▶ **What you should do**: Which lines hold the word "that"? Copy each of them from the material.

---- Material for this task

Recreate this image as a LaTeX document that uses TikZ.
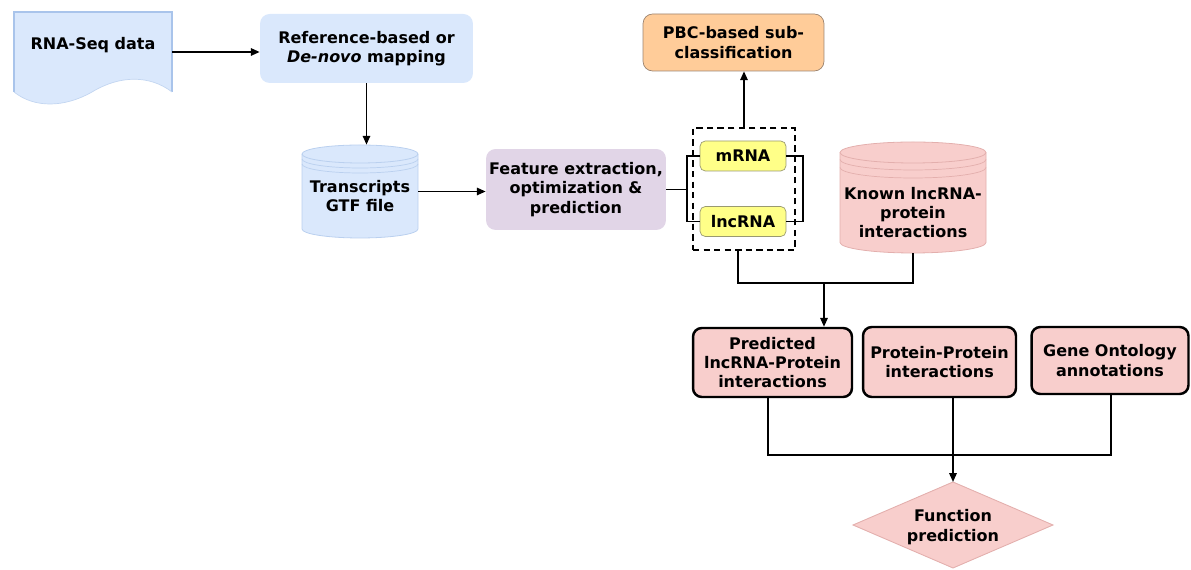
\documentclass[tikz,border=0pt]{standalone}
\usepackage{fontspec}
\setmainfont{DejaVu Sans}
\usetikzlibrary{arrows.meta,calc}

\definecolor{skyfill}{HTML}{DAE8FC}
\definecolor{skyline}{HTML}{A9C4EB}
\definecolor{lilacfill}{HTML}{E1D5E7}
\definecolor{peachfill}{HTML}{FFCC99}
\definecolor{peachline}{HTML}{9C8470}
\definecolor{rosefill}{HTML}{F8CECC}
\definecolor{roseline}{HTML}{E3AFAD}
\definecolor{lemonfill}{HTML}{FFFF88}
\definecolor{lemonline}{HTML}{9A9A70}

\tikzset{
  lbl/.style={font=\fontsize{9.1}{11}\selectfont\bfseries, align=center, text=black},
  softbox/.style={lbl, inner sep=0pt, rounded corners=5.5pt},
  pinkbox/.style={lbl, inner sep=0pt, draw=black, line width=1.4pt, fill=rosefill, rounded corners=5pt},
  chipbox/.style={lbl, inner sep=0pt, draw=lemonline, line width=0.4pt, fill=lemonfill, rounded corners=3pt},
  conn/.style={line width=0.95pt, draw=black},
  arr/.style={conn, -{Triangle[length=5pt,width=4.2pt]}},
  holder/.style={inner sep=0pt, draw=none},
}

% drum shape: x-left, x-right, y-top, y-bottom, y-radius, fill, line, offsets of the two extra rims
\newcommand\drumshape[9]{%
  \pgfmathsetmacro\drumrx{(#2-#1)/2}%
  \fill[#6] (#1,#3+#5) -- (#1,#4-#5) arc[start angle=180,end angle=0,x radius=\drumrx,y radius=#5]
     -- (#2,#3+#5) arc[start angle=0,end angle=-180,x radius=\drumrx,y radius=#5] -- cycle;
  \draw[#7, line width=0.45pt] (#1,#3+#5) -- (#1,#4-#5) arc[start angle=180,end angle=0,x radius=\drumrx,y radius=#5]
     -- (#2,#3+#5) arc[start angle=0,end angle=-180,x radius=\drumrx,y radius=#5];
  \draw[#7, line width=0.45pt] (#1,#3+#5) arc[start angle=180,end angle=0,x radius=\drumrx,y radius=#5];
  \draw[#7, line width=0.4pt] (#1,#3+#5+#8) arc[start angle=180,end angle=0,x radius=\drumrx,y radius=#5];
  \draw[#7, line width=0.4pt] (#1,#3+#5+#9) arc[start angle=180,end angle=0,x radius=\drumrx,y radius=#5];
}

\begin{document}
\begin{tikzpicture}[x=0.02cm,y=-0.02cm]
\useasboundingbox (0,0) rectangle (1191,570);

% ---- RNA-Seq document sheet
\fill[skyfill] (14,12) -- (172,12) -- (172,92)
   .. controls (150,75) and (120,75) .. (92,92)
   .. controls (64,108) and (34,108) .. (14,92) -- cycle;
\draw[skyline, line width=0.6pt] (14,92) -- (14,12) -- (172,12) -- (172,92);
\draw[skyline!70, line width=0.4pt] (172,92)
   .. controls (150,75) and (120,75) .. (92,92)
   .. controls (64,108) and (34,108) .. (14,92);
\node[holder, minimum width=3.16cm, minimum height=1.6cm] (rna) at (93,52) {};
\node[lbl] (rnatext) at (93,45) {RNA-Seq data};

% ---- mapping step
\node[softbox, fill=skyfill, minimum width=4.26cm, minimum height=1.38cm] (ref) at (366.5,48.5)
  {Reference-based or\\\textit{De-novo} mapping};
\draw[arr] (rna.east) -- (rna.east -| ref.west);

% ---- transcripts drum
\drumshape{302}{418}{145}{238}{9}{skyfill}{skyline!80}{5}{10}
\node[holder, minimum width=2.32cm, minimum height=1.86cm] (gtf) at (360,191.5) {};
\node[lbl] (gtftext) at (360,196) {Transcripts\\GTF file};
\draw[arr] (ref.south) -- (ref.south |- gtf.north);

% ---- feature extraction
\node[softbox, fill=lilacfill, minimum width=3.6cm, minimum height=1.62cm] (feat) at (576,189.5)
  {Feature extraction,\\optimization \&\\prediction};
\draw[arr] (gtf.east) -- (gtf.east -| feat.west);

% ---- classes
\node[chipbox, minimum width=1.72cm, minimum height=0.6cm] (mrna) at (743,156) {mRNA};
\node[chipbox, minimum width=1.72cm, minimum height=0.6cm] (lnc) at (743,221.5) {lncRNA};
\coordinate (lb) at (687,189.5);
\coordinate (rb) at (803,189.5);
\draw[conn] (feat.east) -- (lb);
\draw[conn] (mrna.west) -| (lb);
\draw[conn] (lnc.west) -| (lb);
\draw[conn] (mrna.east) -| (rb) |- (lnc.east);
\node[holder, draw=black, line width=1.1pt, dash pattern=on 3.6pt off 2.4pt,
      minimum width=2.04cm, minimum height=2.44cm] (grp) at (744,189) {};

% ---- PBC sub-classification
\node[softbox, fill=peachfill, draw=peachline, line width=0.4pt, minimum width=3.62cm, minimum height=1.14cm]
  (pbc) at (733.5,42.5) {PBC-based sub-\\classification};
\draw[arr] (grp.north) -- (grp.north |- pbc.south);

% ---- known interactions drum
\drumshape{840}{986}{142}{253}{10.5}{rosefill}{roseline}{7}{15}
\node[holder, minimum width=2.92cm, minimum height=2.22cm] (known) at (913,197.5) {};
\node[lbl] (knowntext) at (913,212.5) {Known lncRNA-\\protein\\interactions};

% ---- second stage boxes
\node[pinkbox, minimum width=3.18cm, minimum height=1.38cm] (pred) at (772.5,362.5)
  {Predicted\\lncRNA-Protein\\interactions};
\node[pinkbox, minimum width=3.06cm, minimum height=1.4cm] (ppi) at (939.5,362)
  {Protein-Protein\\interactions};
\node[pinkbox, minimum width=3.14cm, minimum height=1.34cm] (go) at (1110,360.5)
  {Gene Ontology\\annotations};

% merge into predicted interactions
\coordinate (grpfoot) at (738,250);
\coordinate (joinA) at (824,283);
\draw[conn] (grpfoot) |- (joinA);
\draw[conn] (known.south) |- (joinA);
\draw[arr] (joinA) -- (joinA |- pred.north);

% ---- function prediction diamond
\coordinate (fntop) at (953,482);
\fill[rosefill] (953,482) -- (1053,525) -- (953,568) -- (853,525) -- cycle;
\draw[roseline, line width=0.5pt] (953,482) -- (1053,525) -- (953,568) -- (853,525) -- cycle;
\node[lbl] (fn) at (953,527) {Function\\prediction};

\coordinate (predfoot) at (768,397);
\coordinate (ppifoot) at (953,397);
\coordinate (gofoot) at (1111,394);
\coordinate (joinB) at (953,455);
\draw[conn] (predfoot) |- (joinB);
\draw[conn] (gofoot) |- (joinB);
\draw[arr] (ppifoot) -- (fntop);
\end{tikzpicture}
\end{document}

--------
---- Material for this task

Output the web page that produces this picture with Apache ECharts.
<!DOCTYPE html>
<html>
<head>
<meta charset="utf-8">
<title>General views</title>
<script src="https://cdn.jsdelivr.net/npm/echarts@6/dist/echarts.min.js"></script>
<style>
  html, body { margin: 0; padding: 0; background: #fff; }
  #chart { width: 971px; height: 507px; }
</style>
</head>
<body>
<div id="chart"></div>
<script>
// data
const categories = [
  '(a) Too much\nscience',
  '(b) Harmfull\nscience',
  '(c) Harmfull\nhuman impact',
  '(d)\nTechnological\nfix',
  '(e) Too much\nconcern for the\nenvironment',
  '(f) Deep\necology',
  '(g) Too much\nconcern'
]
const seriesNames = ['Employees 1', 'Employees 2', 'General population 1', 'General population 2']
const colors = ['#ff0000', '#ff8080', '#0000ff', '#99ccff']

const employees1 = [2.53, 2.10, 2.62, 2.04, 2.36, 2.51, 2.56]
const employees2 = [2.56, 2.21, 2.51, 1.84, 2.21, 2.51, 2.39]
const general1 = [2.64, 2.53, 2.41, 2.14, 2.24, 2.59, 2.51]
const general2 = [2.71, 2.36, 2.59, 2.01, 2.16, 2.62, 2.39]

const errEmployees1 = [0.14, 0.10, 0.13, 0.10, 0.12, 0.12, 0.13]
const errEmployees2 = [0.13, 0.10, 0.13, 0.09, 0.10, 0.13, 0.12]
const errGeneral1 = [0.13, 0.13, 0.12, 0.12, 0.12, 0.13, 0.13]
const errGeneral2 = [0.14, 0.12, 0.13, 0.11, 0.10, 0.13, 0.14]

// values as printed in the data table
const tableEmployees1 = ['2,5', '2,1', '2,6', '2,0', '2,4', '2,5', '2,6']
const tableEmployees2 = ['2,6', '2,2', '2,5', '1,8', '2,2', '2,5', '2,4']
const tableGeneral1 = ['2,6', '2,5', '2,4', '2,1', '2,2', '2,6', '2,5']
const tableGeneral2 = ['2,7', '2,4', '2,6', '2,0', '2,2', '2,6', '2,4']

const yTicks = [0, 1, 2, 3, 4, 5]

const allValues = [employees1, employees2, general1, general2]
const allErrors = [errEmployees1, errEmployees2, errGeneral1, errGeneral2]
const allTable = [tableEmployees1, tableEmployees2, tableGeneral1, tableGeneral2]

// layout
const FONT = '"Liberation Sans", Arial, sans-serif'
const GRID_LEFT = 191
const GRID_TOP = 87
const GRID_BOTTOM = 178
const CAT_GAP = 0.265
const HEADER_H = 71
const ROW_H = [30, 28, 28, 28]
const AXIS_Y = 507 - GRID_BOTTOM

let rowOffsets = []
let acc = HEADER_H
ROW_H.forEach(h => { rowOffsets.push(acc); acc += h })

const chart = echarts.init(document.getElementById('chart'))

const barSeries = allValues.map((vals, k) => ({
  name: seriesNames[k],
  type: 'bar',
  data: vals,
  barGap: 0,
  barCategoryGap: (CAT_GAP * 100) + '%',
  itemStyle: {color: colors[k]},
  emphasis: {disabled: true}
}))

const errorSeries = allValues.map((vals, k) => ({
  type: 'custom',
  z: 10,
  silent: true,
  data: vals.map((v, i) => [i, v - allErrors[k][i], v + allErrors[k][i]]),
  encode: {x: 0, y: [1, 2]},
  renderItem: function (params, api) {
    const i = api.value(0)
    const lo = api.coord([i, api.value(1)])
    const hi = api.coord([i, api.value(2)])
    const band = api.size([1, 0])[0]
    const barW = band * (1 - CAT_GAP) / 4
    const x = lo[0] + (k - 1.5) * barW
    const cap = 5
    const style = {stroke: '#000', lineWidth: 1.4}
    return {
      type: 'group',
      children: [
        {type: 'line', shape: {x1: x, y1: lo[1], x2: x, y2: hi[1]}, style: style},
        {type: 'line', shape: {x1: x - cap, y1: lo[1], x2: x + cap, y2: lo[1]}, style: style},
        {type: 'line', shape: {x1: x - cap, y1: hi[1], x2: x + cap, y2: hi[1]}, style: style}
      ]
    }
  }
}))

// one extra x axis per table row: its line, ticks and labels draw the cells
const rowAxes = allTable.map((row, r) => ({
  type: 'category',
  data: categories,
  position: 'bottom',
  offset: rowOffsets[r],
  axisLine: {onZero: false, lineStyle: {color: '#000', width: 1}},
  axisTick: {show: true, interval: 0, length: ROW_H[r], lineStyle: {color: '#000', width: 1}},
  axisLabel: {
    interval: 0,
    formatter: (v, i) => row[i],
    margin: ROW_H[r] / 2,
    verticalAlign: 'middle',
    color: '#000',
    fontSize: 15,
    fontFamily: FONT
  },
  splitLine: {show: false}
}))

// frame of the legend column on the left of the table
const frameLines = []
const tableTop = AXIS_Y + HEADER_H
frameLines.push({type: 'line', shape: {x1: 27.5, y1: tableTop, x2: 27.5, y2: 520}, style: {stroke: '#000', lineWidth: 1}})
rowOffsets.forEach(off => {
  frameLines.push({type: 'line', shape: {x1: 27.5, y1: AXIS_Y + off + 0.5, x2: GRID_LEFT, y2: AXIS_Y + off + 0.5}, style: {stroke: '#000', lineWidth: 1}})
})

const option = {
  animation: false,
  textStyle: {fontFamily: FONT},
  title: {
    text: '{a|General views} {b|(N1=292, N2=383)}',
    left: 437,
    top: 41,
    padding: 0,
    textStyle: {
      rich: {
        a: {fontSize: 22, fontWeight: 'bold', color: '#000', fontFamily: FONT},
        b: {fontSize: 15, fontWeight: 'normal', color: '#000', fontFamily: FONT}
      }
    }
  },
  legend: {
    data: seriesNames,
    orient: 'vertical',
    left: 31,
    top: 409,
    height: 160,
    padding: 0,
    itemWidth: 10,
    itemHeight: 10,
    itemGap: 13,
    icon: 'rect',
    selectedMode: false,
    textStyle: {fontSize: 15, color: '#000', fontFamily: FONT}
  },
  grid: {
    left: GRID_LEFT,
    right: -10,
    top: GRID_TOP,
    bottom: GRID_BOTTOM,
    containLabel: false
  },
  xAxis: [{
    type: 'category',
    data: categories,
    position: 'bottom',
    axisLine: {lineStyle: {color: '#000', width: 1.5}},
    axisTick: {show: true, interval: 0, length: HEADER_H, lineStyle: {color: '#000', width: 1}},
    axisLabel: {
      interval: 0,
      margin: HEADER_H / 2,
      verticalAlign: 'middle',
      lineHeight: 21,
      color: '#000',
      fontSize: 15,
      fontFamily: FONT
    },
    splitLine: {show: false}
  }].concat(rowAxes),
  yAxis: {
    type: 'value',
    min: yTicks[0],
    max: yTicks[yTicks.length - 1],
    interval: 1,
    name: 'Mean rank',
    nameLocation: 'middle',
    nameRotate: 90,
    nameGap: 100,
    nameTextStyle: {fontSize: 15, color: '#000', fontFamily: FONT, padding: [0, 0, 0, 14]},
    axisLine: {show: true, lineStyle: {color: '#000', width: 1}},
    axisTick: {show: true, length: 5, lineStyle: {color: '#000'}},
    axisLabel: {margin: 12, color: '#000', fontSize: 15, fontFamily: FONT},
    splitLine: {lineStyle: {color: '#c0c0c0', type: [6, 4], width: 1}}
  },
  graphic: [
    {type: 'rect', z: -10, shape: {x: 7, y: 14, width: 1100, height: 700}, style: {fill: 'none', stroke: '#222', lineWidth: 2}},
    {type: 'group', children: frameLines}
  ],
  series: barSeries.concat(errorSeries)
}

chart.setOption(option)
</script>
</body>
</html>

--------

▶ **Output of the exercise**:
Recreate this image as a LaTeX document that uses TikZ.
Output the web page that produces this picture with Apache ECharts.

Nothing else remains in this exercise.